Begin with the first line of the material and write out each line exactly, ending with the line that contains "(locl) at (65,356)". Pictures are not part of the copy.

__________

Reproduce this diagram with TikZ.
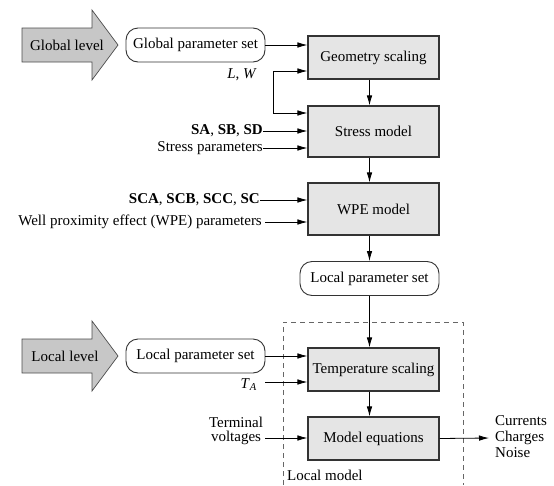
\documentclass[tikz,border=0pt]{standalone}
\usepackage{fontspec}
\setmainfont{Liberation Serif}
\usetikzlibrary{arrows.meta,calc}
\begin{document}
\begin{tikzpicture}[x=1pt,y=-1pt,
  every node/.style={font=\fontsize{15}{17}\selectfont, inner sep=0pt},
  blk/.style={draw=black!80, line width=1.1pt, fill=black!10, minimum width=131, minimum height=43, anchor=center},
  pset/.style={draw=black!80, line width=0.9pt, rounded corners=12pt, minimum width=139, minimum height=34},
  lvl/.style={fill=black!22, draw=black!70, line width=0.7pt},
  conn/.style={line width=0.8pt, -{Latex[length=10pt,width=5.5pt]}},
  lab/.style={anchor=east}
]
\useasboundingbox (0,0) rectangle (554,485);

% level arrows
\draw[lvl] (22,28) -- (92,28) -- (92,10) -- (118,45) -- (92,80) -- (92,62) -- (22,62) -- cycle;
\node (globl) at (67,45) {Global level};
\draw[lvl] (22,339) -- (92,339) -- (92,321) -- (118,356) -- (92,391) -- (92,373) -- (22,373) -- cycle;
\node (locl) at (65,356) {Local level};

% parameter sets
\node[pset] (gps) at (195.5,45) {Global parameter set};
\node[pset] (lps) at (195.5,356) {Local parameter set};
\node[pset] (lmid) at (369.5,278.5) {Local parameter set};

% blocks
\node[blk] (geo) at (373.5,57.5) {Geometry scaling};
\node[blk, minimum height=51] (stress) at (373.5,131.5) {Stress model};
\node[blk, minimum height=52] (wpe) at (373.5,209) {WPE model};
\node[blk] (temp) at (373.5,369.5) {Temperature scaling};
\node[blk] (meq) at (373.5,438.5) {Model equations};

% dashed local model frame
\draw[black!60, line width=0.8pt, dash pattern=on 5pt off 4pt] (283,485) -- (283,322) -- (463,322) -- (463,485);
\node[anchor=west] (lm) at (287,475) {Local model};

% geometry inputs
\draw[conn] (gps.east) -- (gps.east -| geo.west);
\node[lab] (lw) at (257,75) {\textit{L}, \textit{W}};
\coordinate (j) at (273,71);
\draw[conn] (j) -- (j -| geo.west);
\coordinate (j2) at (273,113);
\draw[conn] (j) -- (j2) -- (j2 -| stress.west);

% stress inputs
\node[lab] (sa) at (263,131) {\textbf{SA}, \textbf{SB}, \textbf{SD}};
\node[lab] (sp) at (263,148) {Stress parameters};
\draw[conn] (sa.east) -- (sa.east -| stress.west);
\draw[conn] (sp.east) -- (sp.east -| stress.west);

% wpe inputs
\node[lab] (sca) at (260,200) {\textbf{SCA}, \textbf{SCB}, \textbf{SCC}, \textbf{SC}};
\node[lab] (wp) at (262,222) {Well proximity effect (WPE) parameters};
\draw[conn] (sca.east) -- (sca.east -| wpe.west);
\coordinate (wps) at (265,222);
\draw[conn] (wps) -- (wps -| wpe.west);

% vertical chain
\draw[conn] (geo.south -| lmid) -- (stress.north -| lmid);
\draw[conn] (stress.south -| lmid) -- (wpe.north -| lmid);
\draw[conn] (wpe.south -| lmid) -- (lmid.north);
\draw[conn] (lmid.south) -- (temp.north -| lmid);
\draw[conn] (temp.south -| lmid) -- (meq.north -| lmid);

% temperature inputs
\draw[conn] (lps.east) -- (lps.east -| temp.west);
\node[lab] (ta) at (257,385) {\textit{T}\textsubscript{\textit{A}}};
\coordinate (tas) at (265,382);
\draw[conn] (tas) -- (tas -| temp.west);

% model equation input / output
\node[align=center] (tv) at (236,431) {Terminal\\[-3pt]voltages};
\coordinate (tvs) at (265,438);
\draw[conn] (tvs) -- (tvs -| meq.west);
\coordinate (out) at (489,438);
\draw[conn] (meq.east) -- (out);
\node[anchor=west, align=left] (outs) at (495,437) {Currents\\[-1pt]Charges\\[-1pt]Noise};
\end{tikzpicture}
\end{document}
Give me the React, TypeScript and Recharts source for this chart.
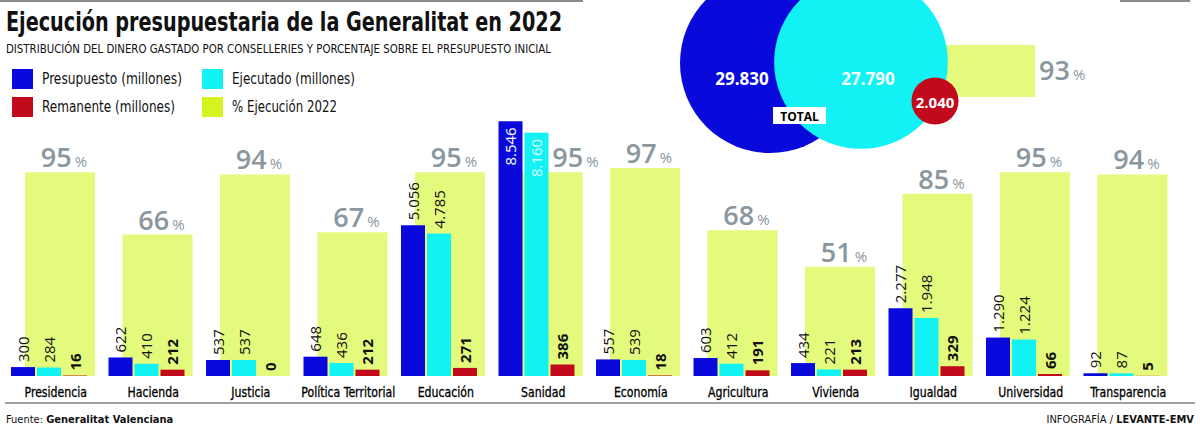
import React from 'react';
import {
  ComposedChart,
  Bar,
  XAxis,
  YAxis,
  LabelList,
  Legend,
  ScatterChart,
  Scatter,
  ZAxis,
  Cell,
} from 'recharts';

// ---------- data ----------
const categories = [
  'Presidencia',
  'Hacienda',
  'Justicia',
  'Política Territorial',
  'Educación',
  'Sanidad',
  'Economía',
  'Agricultura',
  'Vivienda',
  'Igualdad',
  'Universidad',
  'Transparencia',
];
const presupuesto = [300, 622, 537, 648, 5056, 8546, 557, 603, 434, 2277, 1290, 92];
const ejecutado = [284, 410, 537, 436, 4785, 8160, 539, 412, 221, 1948, 1224, 87];
const remanente = [16, 212, 0, 212, 271, 386, 18, 191, 213, 329, 66, 5];
const ejecucion = [95, 66, 94, 67, 95, 95, 97, 68, 51, 85, 95, 94];

const totalNames = ['Presupuesto', 'Ejecutado', 'Remanente'];
const totalValues = [29830, 27790, 2040];
const totalEjecucion = 93;

// ---------- style ----------
const BLUE = '#0909dc';
const CYAN = '#12f1f4';
const RED = '#c20a1d';
const YELLOW = '#e4fa7c';
const YELLOW_LEG = '#d5f31e';
const GREY = '#8a979f';
const COND = "'Liberation Sans Narrow', 'DejaVu Sans Condensed', 'Arial Narrow', sans-serif";
const SANS = "'Open Sans', 'Noto Sans', sans-serif";

const fmt = (v: number) => String(v).replace(/\B(?=(\d{3})+(?!\d))/g, '.');

const data = categories.map((name, i) => ({
  name,
  presupuesto: presupuesto[i],
  ejecutado: ejecutado[i],
  remanente: remanente[i],
  ejecucion: ejecucion[i],
}));

// layout of the "total" bubbles (pixel positions inside the bubble chart)
const totalLayout = [
  { cx: 130, cy: 63, dx: -28, dy: 15, fs: 17 },
  { cx: 221, cy: 62, dx: 7, dy: 16, fs: 17 },
  { cx: 295, cy: 101, dx: 0, dy: 1, fs: 15 },
];
const totalColors = [BLUE, CYAN, RED];
const totalData = totalValues.map((v, i) => ({
  name: totalNames[i],
  value: v,
  cx: totalLayout[i].cx,
  cy: totalLayout[i].cy,
}));

// ---------- label renderers ----------
const makeValueLabel = (weight: number, insideFill: string) => (props: any) => {
  const { x, y, width, value } = props;
  const cx = Number(x) + Number(width) / 2;
  const top = Number(y);
  const inside = top < 150;
  const ty = inside ? top + 6 : top - 5;
  return (
    <text
      x={cx}
      y={ty}
      transform={`rotate(-90 ${cx} ${ty})`}
      textAnchor={inside ? 'end' : 'start'}
      dominantBaseline="central"
      fontSize={15}
      fontWeight={weight}
      fill={inside ? insideFill : '#111'}
      fontFamily={SANS}
    >
      {fmt(Number(value))}
    </text>
  );
};

const PctLabel = (props: any) => {
  const { x, y, width, value, index } = props;
  const shift = presupuesto[index] > 7000 ? 28 : 4;
  const cx = Number(x) + Number(width) / 2 + shift;
  return (
    <text x={cx} y={Number(y) - 5} textAnchor="middle" fill={GREY} fontFamily={SANS}>
      <tspan fontSize={27} fontWeight={600}>{value}</tspan>
      <tspan fontSize={15} dx={3}>%</tspan>
    </text>
  );
};

const CatTick = (props: any) => {
  const { x, y, payload } = props;
  const tx = Number(x) + 7;
  const ty = Number(y) + 16;
  return (
    <text
      transform={`translate(${tx} ${ty}) scale(0.84 1)`}
      x={0}
      y={0}
      textAnchor="middle"
      dominantBaseline="central"
      fontSize={14.5}
      fill="#000"
      stroke="#000"
      strokeWidth={0.3}
      fontFamily={COND}
    >
      {payload.value}
    </text>
  );
};

const legendSpec: Record<string, { label: string; color: string; x: number; row: number; w: number }> = {
  presupuesto: { label: 'Presupuesto (millones)', color: BLUE, x: 12, row: 0, w: 140 },
  ejecutado: { label: 'Ejecutado (millones)', color: CYAN, x: 202, row: 0, w: 123 },
  remanente: { label: 'Remanente (millones)', color: RED, x: 12, row: 1, w: 133 },
  ejecucion: { label: '% Ejecución 2022', color: YELLOW_LEG, x: 202, row: 1, w: 105 },
};

const LegendContent = (props: any) => {
  const payload = props.payload || [];
  return (
    <svg width={380} height={60} style={{ display: 'block' }}>
      {payload.map((p: any) => {
        const s = legendSpec[p.dataKey];
        if (!s) return null;
        const yTop = s.row * 28;
        return (
          <g key={p.dataKey}>
            <rect x={s.x} y={yTop} width={21} height={20} fill={s.color} />
            <text
              x={s.x + 30}
              y={yTop + 10}
              dominantBaseline="central"
              fontSize={15}
              fill="#111"
              fontFamily={COND}
              textLength={s.w}
              lengthAdjust="spacingAndGlyphs"
            >
              {s.label}
            </text>
          </g>
        );
      })}
    </svg>
  );
};

const BubbleLabel = (props: any) => {
  const { x, y, width, height, value, index } = props;
  const l = totalLayout[index];
  const cx = Number(x) + Number(width) / 2 + l.dx;
  const cy = Number(y) + Number(height) / 2 + l.dy;
  return (
    <text
      x={cx}
      y={cy}
      textAnchor="middle"
      dominantBaseline="central"
      fontSize={l.fs}
      fontWeight={700}
      fill={index === 1 ? '#f2ffff' : '#fff'}
      fontFamily={SANS}
    >
      {fmt(Number(value))}
    </text>
  );
};

// zero values still get a (practically invisible) bar so that their label is drawn
const zeroSafe = (v: any) => (Number(v) === 0 ? 0.01 : 0);

export default function App() {
  const abs: React.CSSProperties = { position: 'absolute', left: 0, top: 0 };
  return (
    <div style={{ position: 'absolute', left: 0, top: 0, width: 1200, height: 427, background: '#fff', overflow: 'hidden' }}>
      {/* background layer: title, rules, footer */}
      <svg width={1200} height={427} style={abs}>
        <rect x={0} y={0} width={583} height={2} fill="#8a8a8a" />
        <rect x={1120} y={0} width={70} height={2} fill="#8a8a8a" />
        <text
          x={6}
          y={31}
          fontSize={27}
          fontWeight={700}
          fill="#111"
          fontFamily={COND}
          textLength={556}
          lengthAdjust="spacingAndGlyphs"
        >
          Ejecución presupuestaria de la Generalitat en 2022
        </text>
        <text
          x={6}
          y={53}
          fontSize={13}
          fill="#111"
          fontFamily={COND}
          textLength={545}
          lengthAdjust="spacingAndGlyphs"
        >
          DISTRIBUCIÓN DEL DINERO GASTADO POR CONSELLERIES Y PORCENTAJE SOBRE EL PRESUPUESTO INICIAL
        </text>
        <rect x={5} y={402} width={1190} height={2} fill="#a0a0a0" />
        <text x={6} y={423} fontSize={11} fill="#111" fontFamily={COND}>
          Fuente: <tspan fontWeight={700}>Generalitat Valenciana</tspan>
        </text>
        <text x={1194} y={423} fontSize={11} fill="#111" fontFamily={COND} textAnchor="end">
          INFOGRAFÍA / <tspan fontWeight={700}>LEVANTE-EMV</tspan>
        </text>
        <rect x={940} y={45} width={95} height={52} fill={YELLOW} />
      </svg>

      {/* main chart */}
      <div style={abs}>
        <ComposedChart
          width={1200}
          height={427}
          data={data}
          margin={{ top: 78, right: 19, bottom: 0, left: 0 }}
          barGap={2}
        >
          <XAxis
            xAxisId="a"
            dataKey="name"
            height={51}
            padding={{ left: 0, right: 11 }}
            tickLine={false}
            axisLine={false}
            tickSize={0}
            tickMargin={0}
            interval={0}
            tick={<CatTick />}
          />
          <XAxis xAxisId="b" dataKey="name" hide padding={{ left: 11, right: 0 }} />
          <YAxis yAxisId="m" hide domain={[0, 10000]} />
          <YAxis yAxisId="p" hide domain={[0, 139]} />
          <Legend
            layout="horizontal"
            verticalAlign="middle"
            align="center"
            content={<LegendContent />}
            wrapperStyle={{ position: 'absolute', left: 0, top: 69, width: 380, height: 60 }}
          />
          <Bar
            dataKey="ejecucion"
            name="% Ejecución 2022"
            xAxisId="b"
            yAxisId="p"
            barSize={70}
            fill={YELLOW}
            isAnimationActive={false}
          >
            <LabelList dataKey="ejecucion" content={<PctLabel />} />
          </Bar>
          <Bar
            dataKey="presupuesto"
            name="Presupuesto (millones)"
            xAxisId="a"
            yAxisId="m"
            barSize={24}
            fill={BLUE}
            isAnimationActive={false}
          >
            <LabelList dataKey="presupuesto" content={makeValueLabel(400, '#ffffff')} />
          </Bar>
          <Bar
            dataKey="ejecutado"
            name="Ejecutado (millones)"
            xAxisId="a"
            yAxisId="m"
            barSize={24}
            fill={CYAN}
            isAnimationActive={false}
          >
            <LabelList dataKey="ejecutado" content={makeValueLabel(400, '#d6ffff')} />
          </Bar>
          <Bar
            dataKey="remanente"
            name="Remanente (millones)"
            xAxisId="a"
            yAxisId="m"
            barSize={24}
            fill={RED}
            minPointSize={zeroSafe}
            isAnimationActive={false}
          >
            <LabelList dataKey="remanente" content={makeValueLabel(700, '#ffffff')} />
          </Bar>
        </ComposedChart>
      </div>

      {/* total bubbles */}
      <div style={{ position: 'absolute', left: 640, top: 0 }}>
        <ScatterChart width={460} height={170} margin={{ top: 0, right: 0, bottom: 0, left: 0 }}>
          <XAxis type="number" dataKey="cx" domain={[0, 460]} hide />
          <YAxis type="number" dataKey="cy" domain={[0, 170]} reversed hide />
          <ZAxis type="number" dataKey="value" domain={[0, 29830]} range={[0, Math.PI * 90 * 90]} />
          <Scatter data={totalData} isAnimationActive={false}>
            {totalData.map((d, i) => (
              <Cell key={d.name} fill={totalColors[i]} />
            ))}
            <LabelList dataKey="value" content={<BubbleLabel />} />
          </Scatter>
        </ScatterChart>
      </div>

      {/* overlay: TOTAL tag and total percentage */}
      <svg width={1200} height={427} style={{ ...abs, pointerEvents: 'none' }}>
        <rect x={773} y={107} width={53} height={17} fill="#fff" />
        <text x={799.5} y={116} textAnchor="middle" dominantBaseline="central" fontSize={12} fontWeight={700} fill="#000" fontFamily={SANS}>
          TOTAL
        </text>
        <text x={1039} y={80} fill={GREY} fontFamily={SANS}>
          <tspan fontSize={27} fontWeight={600}>{totalEjecucion}</tspan>
          <tspan fontSize={15} dx={3}>%</tspan>
        </text>
      </svg>
    </div>
  );
}
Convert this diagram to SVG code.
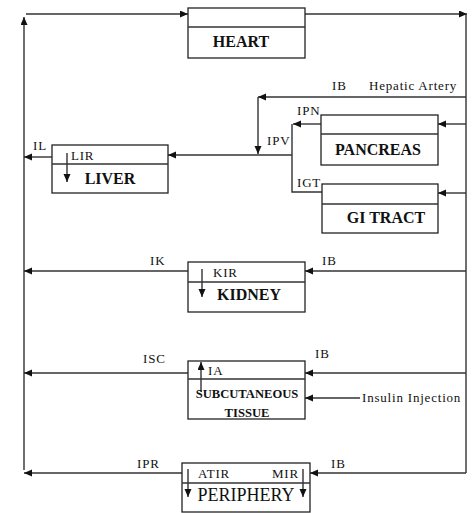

__________

### CORRECT ANSWER
Reproduce this diagram with TikZ.
\documentclass[tikz,border=0pt]{standalone}
\usepackage{fontspec}
\setmainfont{Liberation Serif}
\usetikzlibrary{arrows.meta,calc}
\begin{document}
\begin{tikzpicture}[x=1pt,y=-1pt,
  every node/.style={font=\fontsize{15}{17}\selectfont, inner sep=0pt},
  blk/.style={draw=black!80, line width=1.1pt, fill=black!10, minimum width=131, minimum height=43, anchor=center},
  pset/.style={draw=black!80, line width=0.9pt, rounded corners=12pt, minimum width=139, minimum height=34},
  lvl/.style={fill=black!22, draw=black!70, line width=0.7pt},
  conn/.style={line width=0.8pt, -{Latex[length=10pt,width=5.5pt]}},
  lab/.style={anchor=east}
]
\useasboundingbox (0,0) rectangle (554,485);

% level arrows
\draw[lvl] (22,28) -- (92,28) -- (92,10) -- (118,45) -- (92,80) -- (92,62) -- (22,62) -- cycle;
\node (globl) at (67,45) {Global level};
\draw[lvl] (22,339) -- (92,339) -- (92,321) -- (118,356) -- (92,391) -- (92,373) -- (22,373) -- cycle;
\node (locl) at (65,356) {Local level};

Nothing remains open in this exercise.